China's targeted spend in these key strategic industries were a mammoth $ 1.5 trillion in the next five years, in a bid to increase the share of these industries in its economy and reduce heavy reliance on cheap goods manufacturing. The government has still not decided the scale of the investment cut.
The seven key industries include high value equipment manufacturing, wind power and other alternative energy, biotechnology, new generation information technology, alternative fuel cars and energy-efficiency and environmentally friendly technologies.
Some economists feel that a very high level of fixed asset investments cannot be sustained for a long time, even though they have helped China in the past to create more jobs and increase its economic expansion.
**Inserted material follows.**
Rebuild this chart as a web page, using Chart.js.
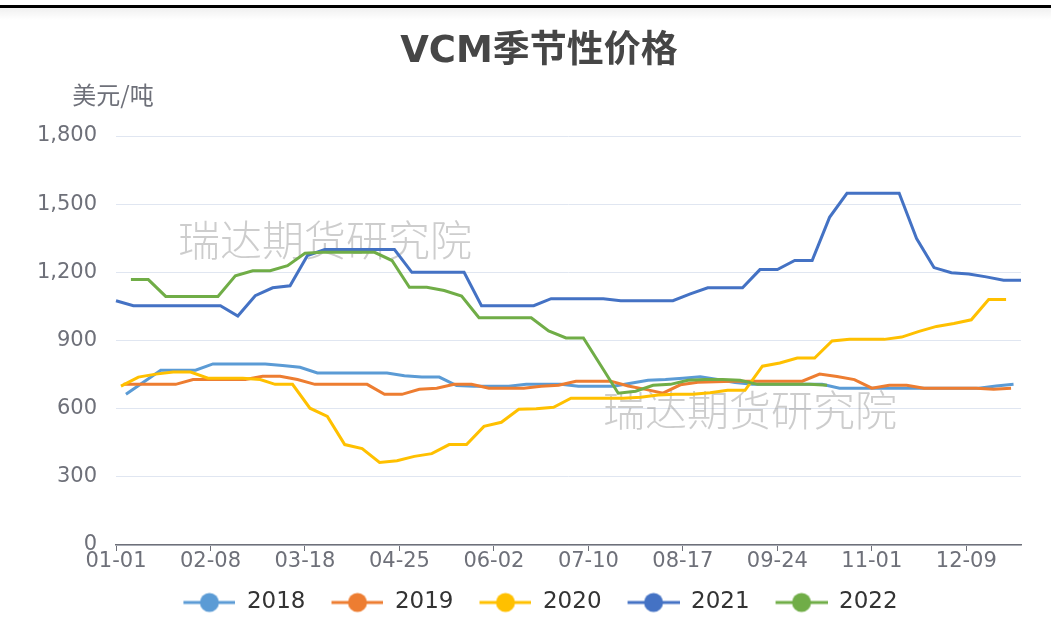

China is currently battling high inflation and a huge local government debt estimated to be 10.7 trillion Yuan.
Former railway minister of China, Liu Zhijun was removed from office in March2011 on corruption issues surrounding the high speed rail project. The new ministry has scaled down the investment in the rail projects in 2011 to 600 billion Yuan ($92 billion) from 700 billion Yuan planned by Liu Zhijun. China, which has the world's longest stretch of high speed rail network, is expected to build 45,000 kilometers of rail way lines by 2015.The rail ministry will invest 2.8 trillion Yuan up to 2015, despite being heavily in debt. China's rail infrastructure development is key to its growth and the government is expected to continue spending on it, but with due diligence.
China's plans to build seven 10 million kilowatts generation capacity wind power plants, in the coming years may be scaled down over concerns on overcapacity in the wind power industry. The wind power projects would require huge funds to be spent on power grids as wind and solar energy plants are situated in Western China, while manufacturing centers are in the country's coastal regions.
Currently, the GDP share of these seven key strategic industries is 2 percent; the government was looking to increase their share to 8 percent of GDP in 2015 and 15 percent by 2020. With the scaled down investment, the above targets may not be achieved.